Try Process Explorer instead. What Task Manager labels "VM Size", Process Explorer (more correctly) labels "Private Bytes". And in Process Explorer, Working Set (and Private Bytes) are always less than or equal to Virtual Size, as you would expect.
File mapping
Very common way how Mem Usage can be higher than VM Size is by using file mapping objects (hence it can be related to shared memory, as file mapping is used to share memory). With file mapping you can have a memory which is committed (either in page file or in physical memory, you do not know), but has no virtual address assigned to it. The committed memory appears in Mem Usage, while used virtual addresses usage is tracked by VM Size.
See also:
What does “VM Size” mean in the Windows Task Manager? on Stackoverflow
Breaking the 32 bit Barrier in my developer blog
Usenet discussion Still confused why working set larger than virtual memory
Memory usage is the amount of electronic memory currently allocated to the process.
VM Size is the amount of virtual memory currently allocated to the process.
so ...
A page that exists only electronically will increase only Memory Usage.
A page that exists only on disk will increase only VM Size.
A page that exists both in memory and on disk will increase both.
Some examples to illustrate:
Currently on my machine, iexplore has 16,000K Memory Usage and 194,916 VM Size. This means that most of the memory used by Internet Explorer is idle and has been swapped out to disk, and only a fraction is being kept in main memory.
Contrast with mcshield.exe with has 98,984K memory usage and 98,168K VM Size. My conclusion here is that McAfee AntiVirus is active, with at lot of memory in use. Since it's been running for quite some time (all day, since booting), I expect that most of the 98,168K VM Size is copies of the electronic memory - though there's nothing in Task Manager to confirm this.
You might find some explaination in The Memory Shell Game
Working Set (A) – This is a set of virtual memory pages (that are committed) for a process and are located in physical RAM. These pages fully belong to the process. A working set is like a "currently/recently working on these pages" list.
Virtual Memory – This is a memory that an operating system can address. Regardless of the amount of physical RAM or hard drive space, this number is limited by your processor architecture.
Committed Memory – When an application touches a virtual memory page (reads/write/programmatically commits) the page becomes a committed page. It is now backed by a physical memory page. This will usually be a physical RAM page, but could eventually be a page in the page file on the hard disk, or it could be a page in a memory mapped file on the hard disk. The memory manager handles the translations from the virtual memory page to the physical page. A virtual page could be in located in physical RAM, while the page next to it could be on the hard drive in the page file.

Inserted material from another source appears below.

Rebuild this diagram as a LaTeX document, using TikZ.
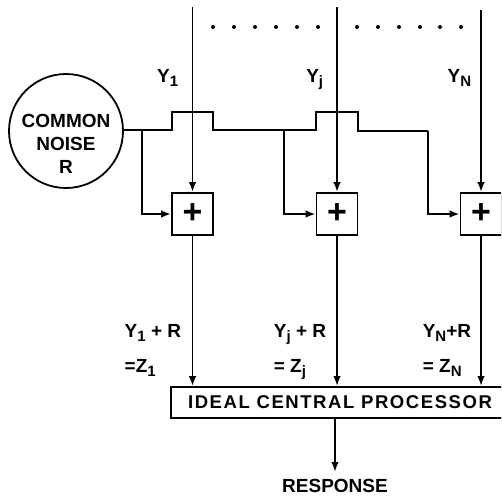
\documentclass[tikz,border=0pt]{standalone}
\usepackage{fontspec}
\setmainfont{Liberation Sans}
\usetikzlibrary{arrows.meta,positioning}
\newcommand{\lowidx}[1]{\raisebox{-0.45ex}{\fontsize{15}{15}\selectfont #1}}

\begin{document}
\begin{tikzpicture}[x=1pt,y=-1pt,line width=1.8pt,
  font=\fontsize{19}{23}\selectfont\bfseries,
  >={Latex[length=10pt,width=7.5pt]},
  adder/.style={draw,minimum width=41pt,minimum height=42pt,inner sep=0pt,font=\fontsize{34}{34}\selectfont\bfseries},
  lbl/.style={inner sep=0pt}]
\clip (0,0) rectangle (501,503);
\node[draw,circle,minimum size=114pt,inner sep=0pt] (noise) at (66,131) {};
\node[align=center,lbl] (noisetxt) at (66,144) {COMMON\\NOISE\\R};
\node[adder] (add1) at (192.5,214) {+};
\node[adder] (addj) at (337,214) {+};
\node[adder] (addN) at (481,214) {+};
\node[draw,minimum width=338pt,minimum height=31pt,inner sep=0pt,
  font=\fontsize{18.5}{23}\selectfont\bfseries\addfontfeature{LetterSpace=8.5}] (proc) at (340,402.5) {IDEAL CENTRAL PROCESSOR};
\coordinate (top1) at (192.5,7);
\coordinate (topj) at (337,7);
\coordinate (topN) at (481,10);
\coordinate (rtip) at (335,472);
\node[lbl,below=6pt of rtip] (resp) {RESPONSE};
% inputs
\node[lbl,anchor=base east] (y1) at (179,82) {Y\lowidx{1}};
\node[lbl,anchor=base east] (yj) at (324,82) {Y\lowidx{j}};
\node[lbl,anchor=base east] (yN) at (472,82) {Y\lowidx{N}};
\foreach \x in {213,234,255,276,297,318,357,378,399,420,440,461}
  \fill (\x,27) circle (2pt);
\draw[->] (top1) -- (add1);
\draw[->] (topj) -- (addj);
\draw[->] (topN) -- (addN);
% common noise line
\draw (noise.east |- 0,130) -- (172,130) -- (172,112) -- (213,112) -- (213,130)
  -- (316,130) -- (316,112) -- (358,112) -- (358,131) -- (428,131) coordinate (kN);
\draw[->] (kN) |- (addN);
\draw[->] (142,130) |- (add1);
\draw[->] (284,131) |- (addj);
% outputs
\draw[->] (add1) -- (add1 |- proc.north);
\draw[->] (addj) -- (addj |- proc.north);
\draw[->] (addN) -- (addN |- proc.north);
\draw[->] (proc.south -| rtip) -- (rtip);
\node[lbl,anchor=base east] (s1) at (182,337) {Y\lowidx{1} + R};
\node[lbl,anchor=base east] (sj) at (327,337) {Y\lowidx{j} + R};
\node[lbl,anchor=base east] (sN) at (472,337) {Y\lowidx{N}+R};
\node[lbl,anchor=base west] (z1) at ([yshift=-35pt]s1.base west) {=Z\lowidx{1}};
\node[lbl,anchor=base west] (zj) at ([yshift=-35pt]sj.base west) {= Z\lowidx{j}};
\node[lbl,anchor=base west] (zN) at ([yshift=-35pt]sN.base west) {= Z\lowidx{N}};
\end{tikzpicture}
\end{document}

BUT: PF (Page File) Usage - This is the total number of committed pages on the system. It does not tell you how many are actually written to the page file. It only tells you how much of the page file would be used if all committed pages had to be written out to the page file at the same time.
Hence B > A...
If we agree that B represents "mem usage" or also PF usage, the problem comes from the fact it actually represents potential page usages: in Xp, this potential file space can be used as a place to assign those virtual memory pages that programs have asked for, but never brought into use...
Memory fragmentation is probably the reason:
If the process allocates 1 octet, it counts for 1 octet in the VMSize, but this 1 octet requires a physical page (4K on windows operating system).
If after allocating/freeing memory, the process has a second octet that is separated by more than 4K from the first one, this second octet will always be stored on a separate physical page than the 1 one.
So the VM Size count is 2 octets but the Memory Usage is 2 pages== 8K
So the fact that MemUsage is greater than VMSize shows that process does a lot of allocation and deallocation and fragments the memory.
This could be because the process is started a long time ago.